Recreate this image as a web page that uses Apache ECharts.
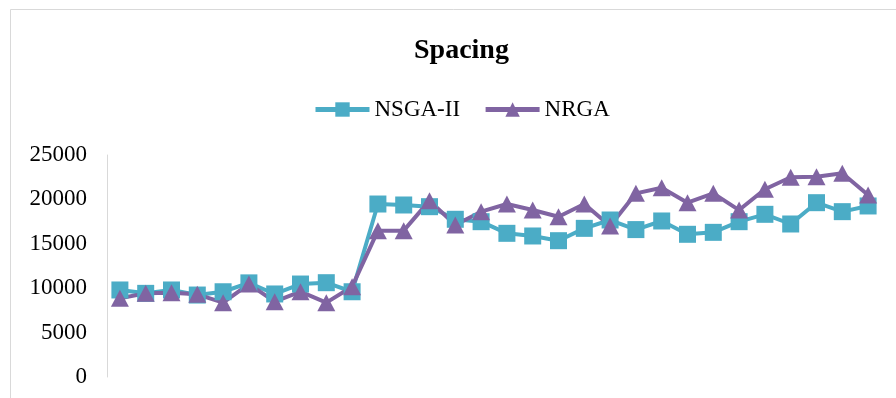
<!DOCTYPE html>
<html>
<head>
<meta charset="utf-8">
<script src="https://cdn.jsdelivr.net/npm/echarts@6/dist/echarts.min.js"></script>
<style>html,body{margin:0;padding:0;background:#fff;}#c{width:896px;height:398px;}</style>
</head>
<body>
<div id="c"></div>
<script>
const categories = Array.from({length: 30}, (_, i) => String(i + 1));
const nsga2 = [9800, 9420, 9800, 9230, 9600, 10600, 9350, 10470, 10620, 9600,
  19480, 19370, 19180, 17760, 17490, 16180, 15880, 15350, 16740, 17680,
  16600, 17570, 16070, 16290, 17490, 18320, 17230, 19630, 18620, 19260];
const nrga = [8860, 9420, 9500, 9310, 8370, 10470, 8480, 9610, 8370, 10170,
  16480, 16480, 19860, 17120, 18620, 19480, 18800, 18050, 19480, 17000,
  20680, 21320, 19630, 20680, 18800, 21140, 22490, 22560, 22940, 20500];
const yTicks = [0, 5000, 10000, 15000, 20000, 25000];

const chart = echarts.init(document.getElementById('c'));
const font = "'Liberation Serif', 'Times New Roman', serif";
chart.setOption({
  animation: false,
  backgroundColor: '#fff',
  graphic: [{
    type: 'rect', silent: true, z: -1,
    shape: {x: 10.5, y: 9.5, width: 900, height: 400},
    style: {fill: 'none', stroke: '#d9d9d9', lineWidth: 1}
  }],
  title: {
    text: 'Spacing', left: 409, top: 32,
    textStyle: {fontFamily: font, fontSize: 28, fontWeight: 'bold', color: '#000'}
  },
  legend: {
    top: 93, left: 308, itemWidth: 54, itemHeight: 18, itemGap: 23,
    lineStyle: {width: 5},
    textStyle: {fontFamily: font, fontSize: 23, color: '#000'},
    data: ['NSGA-II', 'NRGA']
  },
  grid: {left: 107, right: 15, top: 155, bottom: 21, containLabel: false},
  xAxis: {
    type: 'category', data: categories, boundaryGap: true,
    axisLine: {show: false}, axisTick: {show: false}, axisLabel: {show: false},
    splitLine: {show: false}
  },
  yAxis: {
    type: 'value', min: yTicks[0], max: yTicks[yTicks.length - 1], interval: 5000,
    axisLine: {show: true, lineStyle: {color: '#d9d9d9', width: 1}},
    axisTick: {show: false}, splitLine: {show: false},
    axisLabel: {fontFamily: font, fontSize: 23, color: '#000', margin: 20,
      formatter: v => String(v)}
  },
  series: [
    {
      name: 'NSGA-II', type: 'line', data: nsga2,
      symbol: 'rect', symbolSize: 17,
      lineStyle: {color: '#4BACC6', width: 4},
      itemStyle: {color: '#4BACC6'}
    },
    {
      name: 'NRGA', type: 'line', data: nrga,
      symbol: 'triangle', symbolSize: [18, 17],
      lineStyle: {color: '#8064A2', width: 4},
      itemStyle: {color: '#8064A2'}
    }
  ]
});
</script>
</body>
</html>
--------------------
## Problem
Your task is to return the lines above, from the first one up to and including the line containing "const yTicks = [0, 5000, 10000, 15000, 20000, 25000];", minus any pictures.

## Written answer
Recreate this image as a web page that uses Apache ECharts.
<!DOCTYPE html>
<html>
<head>
<meta charset="utf-8">
<script src="https://cdn.jsdelivr.net/npm/echarts@6/dist/echarts.min.js"></script>
<style>html,body{margin:0;padding:0;background:#fff;}#c{width:896px;height:398px;}</style>
</head>
<body>
<div id="c"></div>
<script>
const categories = Array.from({length: 30}, (_, i) => String(i + 1));
const nsga2 = [9800, 9420, 9800, 9230, 9600, 10600, 9350, 10470, 10620, 9600,
  19480, 19370, 19180, 17760, 17490, 16180, 15880, 15350, 16740, 17680,
  16600, 17570, 16070, 16290, 17490, 18320, 17230, 19630, 18620, 19260];
const nrga = [8860, 9420, 9500, 9310, 8370, 10470, 8480, 9610, 8370, 10170,
  16480, 16480, 19860, 17120, 18620, 19480, 18800, 18050, 19480, 17000,
  20680, 21320, 19630, 20680, 18800, 21140, 22490, 22560, 22940, 20500];
const yTicks = [0, 5000, 10000, 15000, 20000, 25000];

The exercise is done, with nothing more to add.